Labour is one of the biggest and most flexible cost areas in any customer-facing operation. It is the first place many businesses look to for cost reductions, but getting it wrong can have big consequences for your staff, your customers, and your future sales trajectory.

 

Quick win: labour scheduling.

 

Getting the right rotas for your store teams saves money and improves service. The big players know this and have invested millions in centralised forecasting and labour scheduling systems like Kronos (Wal-Mart) and Red Prairie (Tesco, Mitchells and Butlers). But bigger isn’t always better, and SMEs can get significant benefits from adopting some of the simple principles without investing in big system solutions.

 

The basic principle is to provide time-slice activity information to the person who plans the staffing, in a way they can use to build their rota. The more sophisticated the information is, the better.
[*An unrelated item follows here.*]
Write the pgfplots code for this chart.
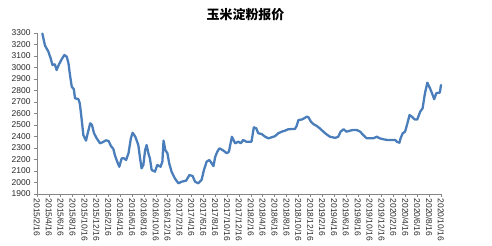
\documentclass[border=0pt]{standalone}
\usepackage{fontspec}
\setmainfont{Liberation Sans}
\newfontfamily\cjk{Noto Sans CJK SC}
\usepackage{pgfplots}
\pgfplotsset{compat=1.18}
\definecolor{linec}{RGB}{74,126,187}
\definecolor{axc}{RGB}{134,134,134}
\definecolor{txtc}{RGB}{40,40,40}
\pgfplotstableread{
m v
0.9 3295
1.35 3190
1.9 3140
2.3 3080
2.6 3022
3.0 3028
3.3 2978
3.65 3022
4.15 3071
4.6 3109
5.0 3094
5.3 3036
5.55 2935
5.85 2833
6.2 2811
6.4 2732
6.95 2726
7.2 2689
7.5 2558
7.8 2413
8.25 2364
8.6 2442
8.95 2515
9.25 2500
9.6 2428
10.05 2384
10.6 2341
11.05 2350
11.6 2367
12.05 2361
12.45 2317
12.85 2291
13.1 2239
13.5 2181
13.85 2137
14.25 2210
14.65 2210
15.0 2196
15.4 2254
15.8 2384
16.1 2433
16.55 2398
17.05 2326
17.35 2210
17.6 2123
17.9 2152
18.2 2282
18.45 2326
18.75 2254
19.0 2210
19.3 2109
19.85 2094
20.25 2152
20.8 2137
21.1 2181
21.3 2364
21.6 2282
21.95 2254
22.25 2167
22.65 2094
23.2 2036
23.8 1993
24.35 2007
25.1 2016
25.65 2065
26.2 2056
26.6 2007
27.15 1993
27.7 2022
28.1 2109
28.55 2181
29.0 2196
29.4 2167
29.7 2143
30.0 2224
30.35 2268
30.7 2297
31.25 2282
31.95 2254
32.3 2268
32.8 2398
33.35 2341
33.9 2355
34.3 2341
34.7 2370
35.2 2355
35.6 2355
36.1 2355
36.5 2480
36.9 2471
37.25 2428
37.8 2422
38.4 2398
38.95 2384
39.5 2393
40.1 2404
40.6 2428
41.2 2442
41.75 2451
42.3 2463
42.9 2465
43.4 2465
43.7 2491
44.0 2543
44.6 2548
44.95 2558
45.4 2572
45.7 2567
46.1 2529
46.5 2509
47.1 2491
47.6 2471
48.2 2442
48.65 2422
49.3 2398
50.2 2388
50.7 2398
51.1 2442
51.6 2463
52.1 2442
52.7 2451
53.25 2457
53.8 2457
54.4 2442
54.9 2413
55.5 2384
56.05 2384
56.6 2384
57.2 2398
57.7 2384
58.3 2376
58.9 2370
59.7 2370
60.3 2370
60.55 2355
61.0 2346
61.2 2384
61.55 2428
61.95 2442
62.35 2515
62.7 2587
63.1 2572
63.6 2548
64.0 2548
64.5 2616
64.9 2645
65.3 2776
65.7 2868
66.15 2819
66.6 2761
66.85 2724
67.2 2776
67.55 2781
67.8 2781
68.0 2848
}\price
\begin{document}
\begin{tikzpicture}
\useasboundingbox (0,0) rectangle (492bp,246bp);
\node[font=\cjk\bfseries\fontsize{13}{14}\selectfont, text=black] at (245.5bp,231bp) {玉米淀粉报价};
\begin{axis}[
  at={(37bp,52bp)}, anchor=south west,
  scale only axis, width=404bp, height=161bp,
  xmin=0, xmax=68, ymin=1900, ymax=3300,
  axis x line*=bottom, axis y line*=left,
  axis line style={draw=axc, line width=0.6pt, -},
  tick align=outside, major tick length=3bp,
  every tick/.style={draw=axc, line width=0.6pt},
  ytick={1900,2000,...,3300},
  xtick={0,2,...,68},
  xticklabels={2015/2/16,2015/4/16,2015/6/16,2015/8/16,2015/10/16,2015/12/16,
    2016/2/16,2016/4/16,2016/6/16,2016/8/16,2016/10/16,2016/12/16,
    2017/2/16,2017/4/16,2017/6/16,2017/8/16,2017/10/16,2017/12/16,
    2018/2/16,2018/4/16,2018/6/16,2018/8/16,2018/10/16,2018/12/16,
    2019/2/16,2019/4/16,2019/6/16,2019/8/16,2019/10/16,2019/12/16,
    2020/2/16,2020/4/16,2020/6/16,2020/8/16,2020/10/16},
  xticklabel style={rotate=-90, anchor=west, font=\fontsize{8.5}{9}\selectfont, text=txtc, inner sep=1.5bp},
  yticklabel style={font=\fontsize{8.5}{9}\selectfont, text=txtc, /pgf/number format/.cd, 1000 sep={}},
  /pgf/number format/assume math mode=true,
  clip=false,
]
\addplot[linec, line width=2.3pt, line join=round, line cap=round, mark=none] table[x=m, y=v] {\price};
\end{axis}
\end{tikzpicture}
\end{document}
That might be about detailed product areas, or taking historic values and turning them into a more accurate forecast for next week, or building in information about resource required per activity to provide a ready-made resource plan. But giving a manager a basic profile from similar weeks will give 80% of the benefit.

 

Most till systems can provide this data, and once this information is made available and managers are trained on using it, savings will come very quickly, mostly from cutting out “shoulder occasions” where shifts begin too early or finish too late, but peak-time service will almost always improve too. Here is a real example from recent work I did with a client, which illustrates the opportunity for this particular outlet.

 

 

 Sales and Labour across the day

 

Bottom Line:

 

For most retailers, a 1% reduction in labour ratio (the ratio of labour cost to sales) delivers as much profit benefit as a 10% increase in sales.

 

There are many levels of sophistication for labour scheduling, each one costing more, and each requiring a bigger scale of operation to justify. The biggest benefits await those who currently have little in this area. For those organisations, basic labour scheduling tools cost little and can be delivered quickly, and will undoubtedly be one of their biggest potential quick-wins.